Business leaders warn fuel price hike may cripple economy

petroleum

Karachi, April 3, 2026 – Pakistan’s leading business bodies have strongly condemned the unprecedented surge in petroleum prices, warning that the move could trigger economic paralysis, widespread industrial shutdowns, and a fresh wave of inflation across the country.

Atif Ikram Sheikh, President of the Federation of Pakistan Chambers of Commerce & Industry, expressed deep concern over the government’s decision, calling it an existential threat to the economy. He urged authorities to immediately suspend the Petroleum Development Levy (PDL) on a temporary basis to provide relief to industries.

He noted that petrol prices have surged by Rs137.23 to an all-time high of Rs458.40 per litre, while high-speed diesel (HSD) jumped by Rs184.49 to Rs520.35 per litre — increases of 42.7% and 55%, respectively. According to him, the cumulative rise in fuel prices during March and early April has reached nearly 77%, severely damaging business confidence.

“The cost of doing business has escalated beyond control, risking de-industrialization, supply chain disruptions, and hyperinflation,” Sheikh warned, adding that export-oriented sectors may lose global competitiveness as international buyers shift to regional markets.

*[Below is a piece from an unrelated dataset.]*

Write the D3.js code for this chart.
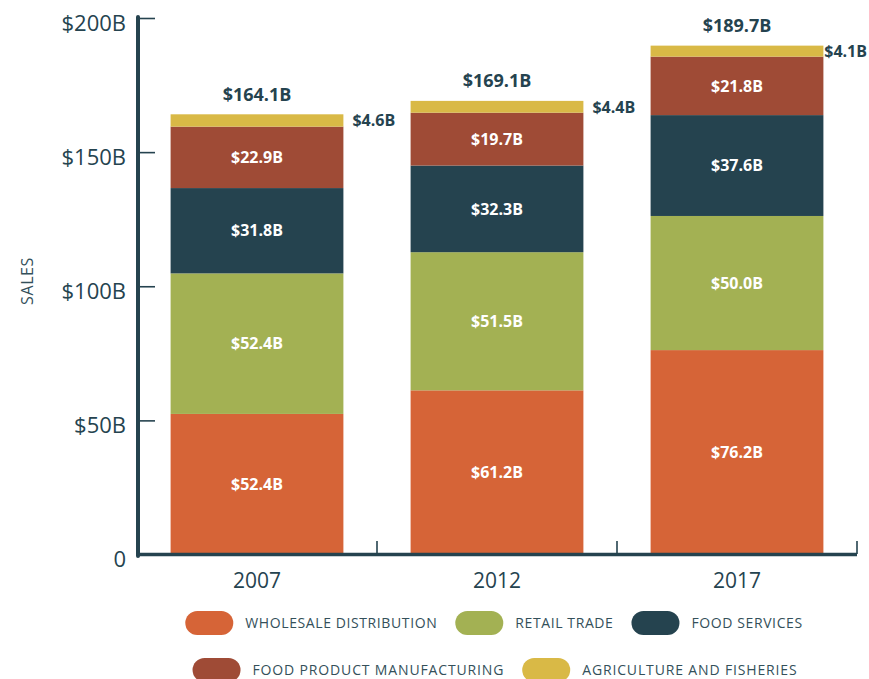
<!DOCTYPE html>
<html><head><meta charset="utf-8">
<script src="https://cdn.jsdelivr.net/npm/d3@7"></script>
<style>
body{margin:0;background:#fff;}
svg{display:block;font-family:"Open Sans",Lato,sans-serif;}
</style></head>
<body><svg id="chart" width="869" height="679"></svg>
<script>
const years = ["2007","2012","2017"];
const seriesNames = ["WHOLESALE DISTRIBUTION","RETAIL TRADE","FOOD SERVICES","FOOD PRODUCT MANUFACTURING","AGRICULTURE AND FISHERIES"];
const seriesColors = ["#D66437","#A3B153","#25434F","#9F4B36","#D9B946"];
const wholesale = [52.4, 61.2, 76.2];
const retail = [52.4, 51.5, 50.0];
const foodServices = [31.8, 32.3, 37.6];
const manufacturing = [22.9, 19.7, 21.8];
const agriculture = [4.6, 4.4, 4.1];
const totals = [164.1, 169.1, 189.7];
const yTicks = [0, 50, 100, 150, 200];

const dark = "#25434F";
const svg = d3.select("#chart");
const keys = ["w","r","f","m","a"];
const table = years.map((y,i)=>({year:y,w:wholesale[i],r:retail[i],f:foodServices[i],m:manufacturing[i],a:agriculture[i],total:totals[i]}));
const stack = d3.stack().keys(keys)(table);

const x = d3.scaleBand().domain(years).range([137,857]).paddingInner(0.28).paddingOuter(0.14);
const y = d3.scaleLinear().domain([0,200]).range([554.5,18]);

// bars
stack.forEach((layer,li)=>{
  svg.append("g").selectAll("rect").data(layer).join("rect")
    .attr("x",d=>x(d.data.year)).attr("width",x.bandwidth())
    .attr("y",d=>y(d[1])).attr("height",d=>y(d[0])-y(d[1]))
    .attr("fill",seriesColors[li]);
});

// inner labels (first four series)
stack.slice(0,4).forEach(layer=>{
  svg.append("g").selectAll("text").data(layer).join("text")
    .attr("x",d=>x(d.data.year)+x.bandwidth()/2)
    .attr("y",d=>(y(d[0])+y(d[1]))/2)
    .attr("dy","0.36em").attr("text-anchor","middle")
    .attr("fill","#fff").attr("font-weight",700).attr("font-size",16)
    .text(d=>"$"+(d[1]-d[0]).toFixed(1)+"B");
});
// agriculture labels to the right
svg.append("g").selectAll("text").data(stack[4]).join("text")
  .attr("y",d=>(y(d[0])+y(d[1]))/2)
  .attr("dy","0.36em").attr("fill",dark).attr("font-weight",700).attr("font-size",16)
  .text(d=>"$"+(d[1]-d[0]).toFixed(1)+"B")
  .attr("x",function(d){
    const w = this.getComputedTextLength();
    return Math.min(x(d.data.year)+x.bandwidth()+9, 867-w);
  });
// totals
svg.append("g").selectAll("text").data(table).join("text")
  .attr("x",d=>x(d.year)+x.bandwidth()/2)
  .attr("y",d=>y(d.total)-20)
  .attr("dy","0.36em").attr("text-anchor","middle")
  .attr("fill",dark).attr("font-weight",700).attr("font-size",18)
  .text(d=>"$"+d.total.toFixed(1)+"B");

// y axis
const yAxis = svg.append("g").attr("transform","translate(138,0)")
  .call(d3.axisRight(y).tickValues(yTicks).tickSize(17).tickFormat(""));
yAxis.select(".domain").remove();
yAxis.selectAll(".tick line").attr("stroke",dark).attr("stroke-width",1.6);
svg.append("line").attr("x1",138).attr("x2",138).attr("y1",y(200)-1).attr("y2",y(0)+1.5)
  .attr("stroke",dark).attr("stroke-width",4).attr("stroke-linecap","round");
svg.append("g").selectAll("text").data(yTicks).join("text")
  .attr("x",126).attr("y",d=>y(d)+5).attr("dy","0.36em").attr("text-anchor","end")
  .attr("fill",dark).attr("font-size",22)
  .text(d=>d===0?"0":"$"+d+"B");

// x axis
svg.append("line").attr("x1",137).attr("x2",857).attr("y1",554.5).attr("y2",554.5)
  .attr("stroke",dark).attr("stroke-width",3.5);
const step = x.step();
svg.append("g").selectAll("line").data(years).join("line")
  .attr("x1",d=>x(d)+x.bandwidth()+step*x.paddingInner()/2)
  .attr("x2",d=>x(d)+x.bandwidth()+step*x.paddingInner()/2)
  .attr("y1",541).attr("y2",554).attr("stroke",dark).attr("stroke-width",1.6);
svg.append("g").selectAll("text").data(years).join("text")
  .attr("x",d=>x(d)+x.bandwidth()/2).attr("y",580).attr("dy","0.36em")
  .attr("text-anchor","middle").attr("fill",dark).attr("font-size",21).text(d=>d);

// y title
svg.append("text").attr("transform","translate(27,281) rotate(-90)")
  .attr("text-anchor","middle").attr("dy","0.36em")
  .attr("fill","#34505a").attr("font-size",16).attr("letter-spacing",0.6).text("SALES");

// legend
const rows = [[0,1,2],[3,4]];
const rowY = [623,670];
const rowCenter = [494,495];
rows.forEach((row,ri)=>{
  const g = svg.append("g");
  let cx = 0;
  row.forEach(si=>{
    g.append("rect").attr("x",cx).attr("y",rowY[ri]-12).attr("width",48).attr("height",24)
      .attr("rx",12).attr("fill",seriesColors[si]);
    const t = g.append("text").attr("x",cx+60).attr("y",rowY[ri]).attr("dy","0.36em")
      .attr("fill","#34505a").attr("font-size",14).attr("letter-spacing",ri===0?0.6:0.85).text(seriesNames[si]);
    cx += 60 + t.node().getComputedTextLength() + 18;
  });
  const w = cx - 18;
  g.attr("transform",`translate(${rowCenter[ri] - w/2},0)`);
});
</script></body></html>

Industry, Agriculture, SMEs Under Severe Pressure

Saquib Fayyaz Magoon, Senior Vice President FPCCI, highlighted the cascading impact of the fuel price hike, stating that industries will face skyrocketing transportation and production costs. He warned that factories may be forced to shut down or reduce operations.

He added that the agriculture sector is equally vulnerable, as rising diesel prices will make operating tractors, tube wells, and harvesters financially unviable, posing risks to food security.

Small and medium enterprises (SMEs), often considered the backbone of the economy, are expected to suffer the most due to limited financial buffers, potentially leading to liquidity crises and business closures.

SITE, KATI Leaders Warn of Economic Fallout

Abdul Rehman Fudda, President of the SITE Association of Industry, described the hike as having a “360-degree impact” on the economy. He argued that the increase was largely driven by government levies rather than global oil prices.

Fudda revealed that the withdrawal of the Price Differential Claim (PDC) subsidy and imposition of additional levies have added over Rs150 per litre burden on consumers. He also pointed out that the ex-refinery price had actually declined, questioning the rationale behind the massive increase.

He warned that the decision would hurt exports, reduce foreign exchange earnings, and increase unemployment, adding that the common man would struggle to cope with rising living costs.

Meanwhile, Muhammad Ikram Rajput, President of the Korangi Association of Trade and Industry, termed the hike an “economic shock” that could push Pakistan toward financial instability.

Rajput cautioned that soaring fuel prices would ignite inflation, weaken purchasing power, and potentially lead to industrial closures and capital flight. He also warned of rising unemployment and social distress if the situation persists.

Call for Urgent Government Action

Business leaders across organizations have demanded immediate dialogue with the government, particularly the Ministry of Finance and Ministry of Petroleum, to review the decision and implement corrective measures.

They emphasized that without urgent intervention, Pakistan could face severe socio-economic instability, mass layoffs, and a collapse in industrial activity.